Conta, como quem programa o futuro: "Estou com muito gosto e prazer a fazer gestão disto, mas algures daqui para a frente, vou ganhar outra vez a possibilidade de me sentar a escrever - aquilo que gosto mais de fazer. Gostava que acontecesse antes dos 50 e de fazer uma coisa mais pessoal já este ano que vem."
Para isso, muito contribui uma relação "mais estável" que vive neste momento, no plano pessoal. Mas nada se fará - tem consciência - se as PF não forem entretanto divididas em departamentos autónomos, de modo a que os "pratos rodem", sem necessidade constante de impulsos exteriores.
No resto da sua vida - em cuja revelação pública não vai para além do mínimo: solteiro, um filho, namorada dinamarquesa a trabalhar num dos múltiplos projectos das Produções enquanto não arranja emprego em Portugal - assume causas políticas mas não partidárias. O que não o impediu de apoiar, por exemplo, nas últimas presidenciais, a candidatura de Mário Soares: "É a grande figura portuguesa da segunda metade do século XX Pessoa foi a da primeira metade."
Situa-se à esquerda, no espectro ideológico. Com importância crescente dada a questões de cidadania, ambientais e direitos humanos. Defende igualmente uma reforma profunda da justiça. Assaltam-no preocupações sociais, mais do que económicas. Uma manifesta simpatia por figuras como Ribeiro Telles, "que tem uma perspectiva de crescimento equilibrada".

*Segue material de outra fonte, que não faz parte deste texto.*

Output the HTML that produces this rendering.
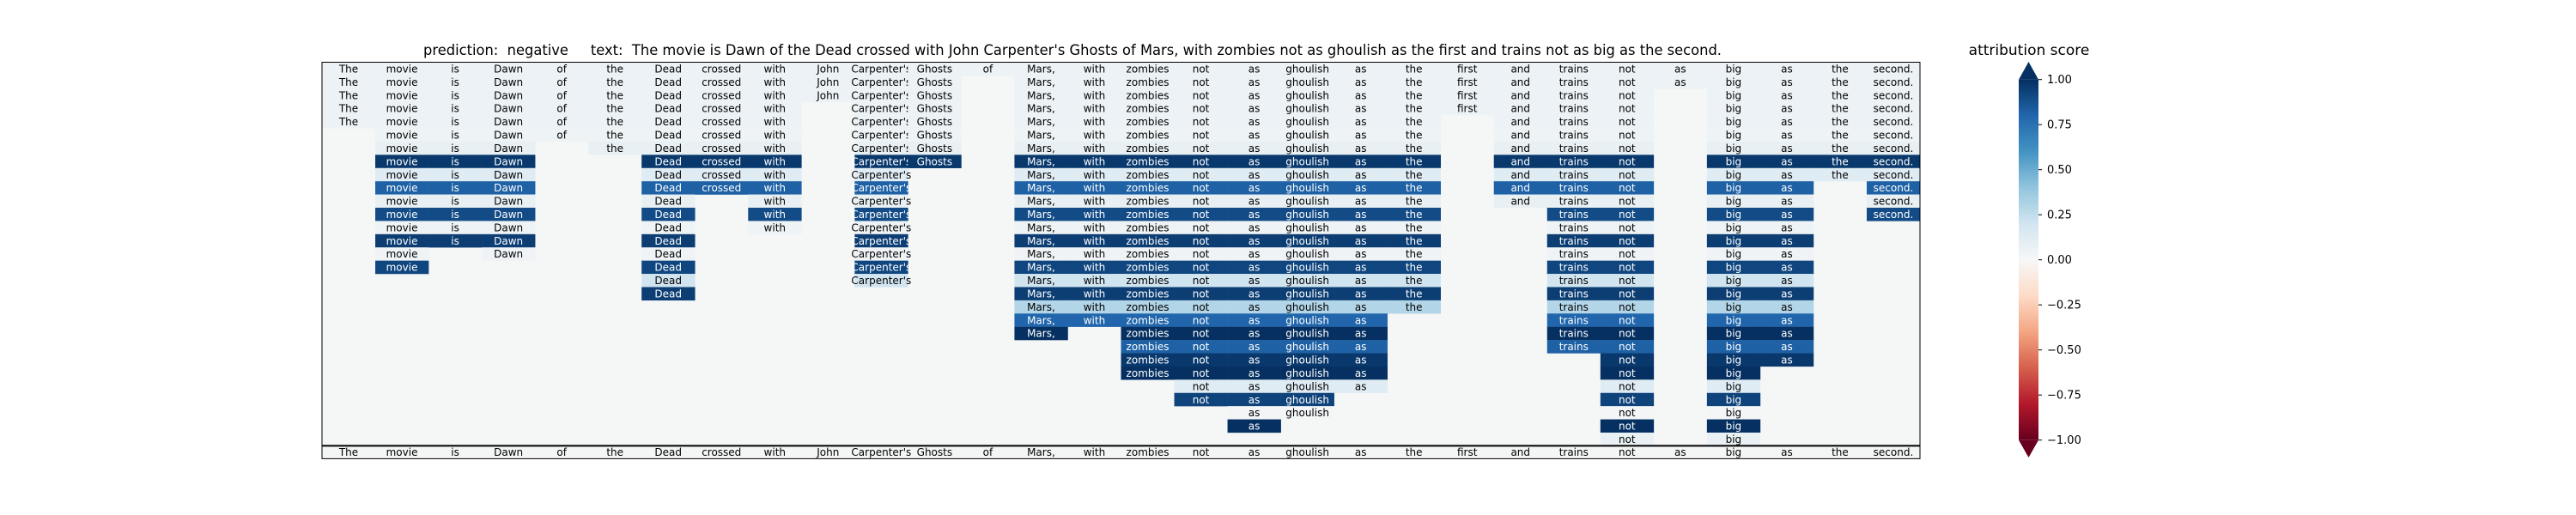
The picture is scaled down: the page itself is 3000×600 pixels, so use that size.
<!DOCTYPE html>
<html><head><meta charset="utf-8"><style>
html,body{margin:0;padding:0;background:#fff;width:3000px;height:600px;overflow:hidden}
svg text{font-family:"DejaVu Sans","Liberation Sans",sans-serif}
</style></head><body>
<svg id="chart" width="3000" height="600" xmlns="http://www.w3.org/2000/svg">
<text x="493" y="64" font-size="17" textLength="1512" lengthAdjust="spacingAndGlyphs" xml:space="preserve" fill="#000">prediction:  negative     text:  The movie is Dawn of the Dead crossed with John Carpenter's Ghosts of Mars, with zombies not as ghoulish as the first and trains not as big as the second.</text>
<g id="heat"></g>
<g id="cbar"></g>
</svg>
<script>
const tokens = ["The","movie","is","Dawn","of","the","Dead","crossed","with","John","Carpenter's","Ghosts","of","Mars,","with","zombies","not","as","ghoulish","as","the","first","and","trains","not","as","big","as","the","second."];
// token index removed at each row (row 1..28)
const removalOrder = [12,25,9,21,0,4,5,11,28,7,22,29,8,2,3,1,10,6,20,14,13,23,27,15,19,16,18,17];
const rowScores = [0.06,0.06,0.06,0.06,0.06,0.05,0.08,0.97,0.12,0.82,0.08,0.9,0.05,0.95,0.04,0.92,0.2,0.95,0.3,0.8,1.0,0.82,0.97,1.0,0.12,0.93,0.02,1.0,0.07];
const cbarTicks = [1.0,0.75,0.5,0.25,0.0,-0.25,-0.5,-0.75,-1.0];
const cbarTickLabels = ["1.00","0.75","0.50","0.25","0.00","\u22120.25","\u22120.50","\u22120.75","\u22121.00"];

const NS="http://www.w3.org/2000/svg";
const X0=375,X1=2236,Y0=72.5,ROWH=15.41;
const nCols=tokens.length,nRows=rowScores.length;
const colW=(X1-X0)/nCols;
const xScale=c=>X0+c*colW;
const yScale=r=>Y0+r*ROWH;
const stops=[[-1,"#67001f"],[-0.8,"#b2182b"],[-0.6,"#d6604d"],[-0.4,"#f4a582"],[-0.2,"#fddbc7"],[0,"#f7f7f7"],[0.2,"#d1e5f0"],[0.4,"#92c5de"],[0.6,"#4393c3"],[0.8,"#2166ac"],[1,"#053061"]];
function hex(h){return [1,3,5].map(i=>parseInt(h.substr(i,2),16));}
function cmap(v){v=Math.max(-1,Math.min(1,v));for(let i=0;i<stops.length-1;i++){if(v<=stops[i+1][0]){const t=(v-stops[i][0])/(stops[i+1][0]-stops[i][0]);const a=hex(stops[i][1]),b=hex(stops[i+1][1]);return "rgb("+a.map((x,k)=>Math.round(x+(b[k]-x)*t)).join(",")+")";}}return stops[10][1];}
function mk(tag,attrs,parent){const e=document.createElementNS(NS,tag);for(const k in attrs)e.setAttribute(k,attrs[k]);parent.appendChild(e);return e;}

const heat=document.getElementById('heat');
const bg=mk('rect',{x:X0,y:Y0,width:X1-X0,height:nRows*ROWH,fill:"#f5f7f7"},heat);


const present=tokens.map(()=>true);
for(let r=0;r<nRows;r++){
  if(r>0)present[removalOrder[r-1]]=false;
  const v=rowScores[r];
  const fill=cmap(v);
  const tc=v>0.5?"#fff":"#000";
  for(let c=0;c<nCols;c++){
    if(!present[c])continue;
    const rc=mk('rect',{x:xScale(c),y:yScale(r),width:colW+0.3,height:ROWH+0.2,fill:fill},heat);
    
    
    const t=mk('text',{x:xScale(c)+colW/2,y:yScale(r)+ROWH/2+4.3,"font-size":12,"text-anchor":"middle",fill:tc},heat);
    
    
    t.textContent=tokens[c];
  }
}
mk('rect',{x:X0,y:Y0,width:X1-X0,height:nRows*ROWH,fill:"none",stroke:"#000","stroke-width":1},heat);
// bottom original sentence strip
const SY=Y0+nRows*ROWH, SH=15;
const strip=mk('rect',{x:X0,y:SY,width:X1-X0,height:SH,fill:"#f4f5f5",stroke:"#000","stroke-width":1},heat);


mk('line',{x1:X0,x2:X1,y1:SY,y2:SY,stroke:"#000","stroke-width":2},heat);
for(let c=0;c<nCols;c++){
  const t=mk('text',{x:xScale(c)+colW/2,y:SY+SH/2+4.3,"font-size":12,"text-anchor":"middle",fill:"#000"},heat);
  
  
  t.textContent=tokens[c];
}
// colorbar
const cb=document.getElementById('cbar');
const CX=2351,CW=23,CT=92.7,CB=512.7;
const cy=v=>CT+(1-v)/2*(CB-CT);
const defs=mk('defs',{},cb);
const lg=mk('linearGradient',{id:"rdbu",x1:0,y1:0,x2:0,y2:1},defs);
for(let i=stops.length-1;i>=0;i--){mk('stop',{offset:((1-stops[i][0])/2),"stop-color":stops[i][1]},lg);}
const cr=mk('rect',{x:CX,y:CT,width:CW,height:CB-CT,fill:"url(#rdbu)"},cb);


const up=mk('polygon',{points:CX+","+CT+" "+(CX+CW/2)+",72 "+(CX+CW)+","+CT,fill:"#053061"},cb);


const dn=mk('polygon',{points:CX+","+CB+" "+(CX+CW/2)+",533 "+(CX+CW)+","+CB,fill:"#67001f"},cb);


cbarTicks.forEach((v,i)=>{
  const y=cy(v);
  mk('line',{x1:CX+CW,x2:CX+CW+4,y1:y,y2:y,stroke:"#000","stroke-width":1},cb);
  const t=mk('text',{x:CX+CW+10,y:y+4.5,"font-size":13,fill:"#000"},cb);
  
  
  t.textContent=cbarTickLabels[i];
});
const ct=mk('text',{x:2363,y:64,"font-size":17,"text-anchor":"middle",fill:"#000"},cb);


ct.textContent="attribution score";
</script>
</body></html>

Se a vida para ele acabasse amanhã, ficaria satisfeito caso o recordassem por "coisas" que fez como autor: "As aventuras de Filipe Seems, banda desenhada, três volumes, com António Jorge Gonçalves (ASA) - a obra "mais pessoal"; "um livro de poeminhas, coisa de nada" [As passagens do Tempo ] que saiu na Cotovia, em 2000. "Se calhar é nisso que estou mais; é onde acrescentei mais qualquer coisa."
Não se pense, contudo, que riscaria, da memória tumular, as Produções Fictícias. Pelo contrário: mostra com orgulho indisfarçado alguns dos 75 programas de poesia para televisão Voz, em que se empenhou dir-se-ia com paixão; e gostava, claramente, que na recordação dos que ficam permanecesse o resultado de certas colaborações mesmo pontuais, que deu na criação de personagens como Diácono dos Remédios - a extraordinária personagem em cuja concepção participou e a que viu Herman dar o fogo da genialidade, no momento da gravação do primeiro boneco. Aqui sim, puxa dos galões: " Em todos os projectos há coisinhas minhas, pontapés de saída, formatos, etc."
Regressa, na despedida, à ideia do homem do circo. E da necessidade de ter alguém que nas Produções continue a ajudar "a rodar os pratos todos".